Bunder Street is a narrow thoroughfare in George Town, full of fruits and vegetable shops and wholesale stationery outlets. In its time it was the home to the Dubashes, wealthy merchants who acted as middlemen between the East India Company officials and the traders of Madras. Then Bunder Street was lined with stately mansions, all of them with warehouses in the ground floor and residences on the first floor.

 

Why the name Bunder? Ships anchored a short distance away in the years before the port came up and this street was the Bandar (warehouse) which became Bunder. The Hindi word for port Bandargah, could also have been corrupted to Bunder. This was where sarees brought from Bandar Srikakulam, a town in Andhra, were sold and that could also be the reason.

 

Tyagaraja (1767-1847) is one of the greatest composers in Carnatic Music. He came to Madras in 1839 and stayed at what is today no 41, Bunder Street. Incredibly, the building has survived intact till date. This was the town-house of Kovur Sundaresa Mudaliar, a a dubash of the East India Company. It was Mudaliar’s earnest desire that Tyagaraja ought to visit Madras and stay with him and this was fulfilled when Tyagaraja was on a pilgrimage in 1839. Acceding to Mudaliar’s request, Tyagaraja also travelled to Kovur, his native place in the outskirts of Madras and composed five songs on the presiding deity of the temple there.

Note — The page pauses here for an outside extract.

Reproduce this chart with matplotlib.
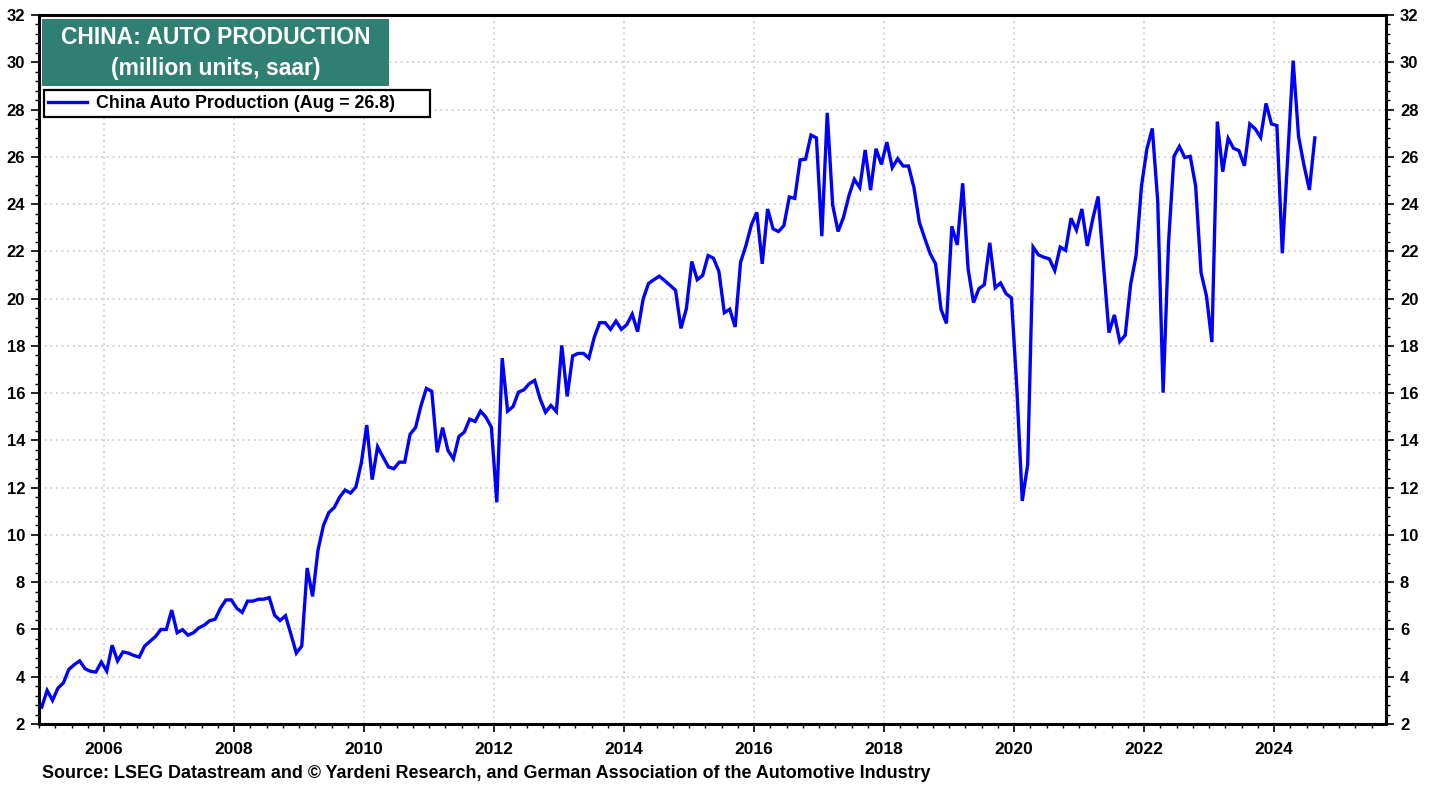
import matplotlib.pyplot as plt
import numpy as np
from matplotlib.ticker import MultipleLocator, FuncFormatter

plt.rcParams["font.family"] = ["Liberation Sans", "DejaVu Sans"]
plt.rcParams["font.weight"] = "bold"

start_year = 2005
# monthly values, million units saar, Jan 2005 .. Aug 2024
production = [
    2.71, 3.42, 3.0, 3.52, 3.74, 4.31, 4.51, 4.67, 4.34, 4.23, 4.2, 4.62,
    4.24, 5.33, 4.67, 5.05, 5.0, 4.9, 4.83, 5.3, 5.5, 5.7, 6.0, 6.0,
    6.82, 5.86, 5.99, 5.76, 5.86, 6.07, 6.18, 6.37, 6.43, 6.9, 7.25, 7.25,
    6.9, 6.72, 7.2, 7.2, 7.28, 7.28, 7.35, 6.6, 6.38, 6.58, 5.8, 5.0,
    5.3, 8.6, 7.4, 9.36, 10.4, 10.95, 11.16, 11.6, 11.9, 11.77, 12.03, 13.05,
    14.65, 12.34, 13.73, 13.3, 12.88, 12.8, 13.08, 13.08, 14.26, 14.54, 15.46, 16.2,
    16.08, 13.5, 14.54, 13.57, 13.22, 14.16, 14.35, 14.9, 14.8, 15.24, 14.98, 14.56,
    11.38, 17.48, 15.24, 15.43, 16.04, 16.14, 16.4, 16.54, 15.76, 15.19, 15.48, 15.22,
    18.02, 15.86, 17.57, 17.68, 17.68, 17.48, 18.37, 18.98, 18.98, 18.7, 19.05, 18.7,
    18.9, 19.34, 18.6, 19.97, 20.64, 20.8, 20.95, 20.76, 20.56, 20.35, 18.74, 19.58,
    21.57, 20.8, 20.98, 21.82, 21.71, 21.15, 19.4, 19.55, 18.8, 21.54, 22.25, 23.12,
    23.65, 21.47, 23.79, 22.95, 22.84, 23.09, 24.3, 24.24, 25.87, 25.9, 26.92, 26.8,
    22.64, 27.86, 23.96, 22.84, 23.44, 24.35, 25.05, 24.7, 26.29, 24.59, 26.34, 25.68,
    26.62, 25.54, 25.92, 25.61, 25.61, 24.7, 23.23, 22.55, 21.9, 21.47, 19.55, 18.95,
    23.06, 22.27, 24.88, 21.26, 19.83, 20.42, 20.59, 22.36, 20.46, 20.66, 20.21, 20.03,
    16.2, 11.44, 12.98, 22.18, 21.85, 21.75, 21.68, 21.19, 22.18, 22.04, 23.4, 22.9,
    23.79, 22.23, 23.36, 24.32, 21.4, 18.56, 19.31, 18.18, 18.45, 20.6, 21.81, 24.75,
    26.33, 27.2, 24.14, 16.02, 22.37, 26.02, 26.44, 25.97, 26.02, 24.77, 21.1, 20.11,
    18.16, 27.49, 25.37, 26.78, 26.36, 26.26, 25.62, 27.39, 27.18, 26.82, 28.26, 27.39,
    27.32, 21.92, 26.0, 30.07, 26.86, 25.64, 24.6, 26.8,
]

title_lines = ["CHINA: AUTO PRODUCTION", "(million units, saar)"]
legend_label = "China Auto Production (Aug = 26.8)"
source = ("Source: LSEG Datastream and \u00a9 Yardeni Research, "
          "and German Association of the Automotive Industry")

# mid-month positions in decimal years
x = start_year + (np.arange(len(production)) + 0.5) / 12

W, H = 1438, 785
fig = plt.figure(figsize=(W / 100, H / 100), dpi=100)
ax = fig.add_axes([39 / W, 1 - 724 / H, (1386 - 39) / W, (724 - 15) / H])

line, = ax.plot(x, production, color="#0000FF", linewidth=2.4, solid_joinstyle="miter")

ax.set_xlim(2005, 2025.72)
ax.set_ylim(2, 32)

ax.xaxis.set_major_locator(MultipleLocator(2))
ax.xaxis.set_minor_locator(MultipleLocator(0.25))
ax.xaxis.set_major_formatter(FuncFormatter(lambda v, p: f"{int(round(v))}"))
ax.yaxis.set_major_locator(MultipleLocator(2))
ax.yaxis.set_minor_locator(MultipleLocator(0.4))
ax.yaxis.set_major_formatter(FuncFormatter(lambda v, p: f"{int(round(v))}"))

ax.tick_params(axis="both", which="major", direction="out", length=6, width=1.2,
               labelsize=12, pad=4)
ax.tick_params(axis="both", which="minor", direction="out", length=3, width=1)
ax.tick_params(axis="y", which="both", left=True, right=True, labelleft=True, labelright=True)
ax.tick_params(axis="x", which="major", pad=7, labelsize=12.5)
for lbl in ax.get_xticklabels() + ax.get_yticklabels():
    lbl.set_fontweight("bold")

for side in ["left", "right", "bottom", "top"]:
    ax.spines[side].set_linewidth(2.2)
    ax.spines[side].set_color("black")

ax.grid(True, which="major", color="#C8C8C8", linestyle=(0, (1.2, 2.5)), linewidth=1.1)

# title box
ax.add_patch(plt.Rectangle((42 / W, 1 - 86 / H), 347 / W, 67 / H,
                           transform=fig.transFigure, facecolor="#2F7F72",
                           edgecolor="none", zorder=4, clip_on=False))
ax.text(216 / W, 1 - 37 / H, title_lines[0], transform=fig.transFigure,
        ha="center", va="center", color="white", fontsize=16.5, fontweight="bold", zorder=5)
ax.text(216 / W, 1 - 69 / H, title_lines[1], transform=fig.transFigure,
        ha="center", va="center", color="white", fontsize=16.5, fontweight="bold", zorder=5)

# legend: white box with black frame, wider than its text
ax.add_patch(plt.Rectangle((44 / W, 1 - 117 / H), 386 / W, 27 / H,
                           transform=fig.transFigure, facecolor="white",
                           edgecolor="black", linewidth=1.6, zorder=6, clip_on=False))
leg = ax.legend([line], [legend_label], loc="center left",
                bbox_to_anchor=(44 / W, 1 - 103.5 / H), bbox_transform=fig.transFigure,
                frameon=False, fontsize=12.8, handlelength=2.2,
                borderpad=0.2, handletextpad=0.5, borderaxespad=0)
leg.set_zorder(7)
for txt in leg.get_texts():
    txt.set_fontweight("bold")

fig.text(42 / W, 1 - 774 / H, source, ha="left", va="center",
         fontsize=12.9, fontweight="bold")

fig.savefig("out.png", dpi=100)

These are today referred to as the Kovur Pancharatnams.

 

Sundaresa Mudaliar’s son was Ekambara Mudaliar who was a trustee of the Pachayappa’s Trust which even today runs several educational institutions in the state. The first school of the Trust, Pachayappa’s School moved into its own Greek styled building in 1850 in nearby Esplanade and the inaugural procession for it left from No 41, Bunder Street.

 

No 41 was to have one last burst of glory in the 1950s when it became home to the Indian Music Publishing House, run by Professor P Sambamurthy, the eminent musicologist. It was from here that most of the text books he wrote, which still remain University music syllabi were published.

 

Today, the mansion of the Mudaliars is a warren of shops and is totally decrepit, crying for maintenance. But then, so is most of Bunder Street.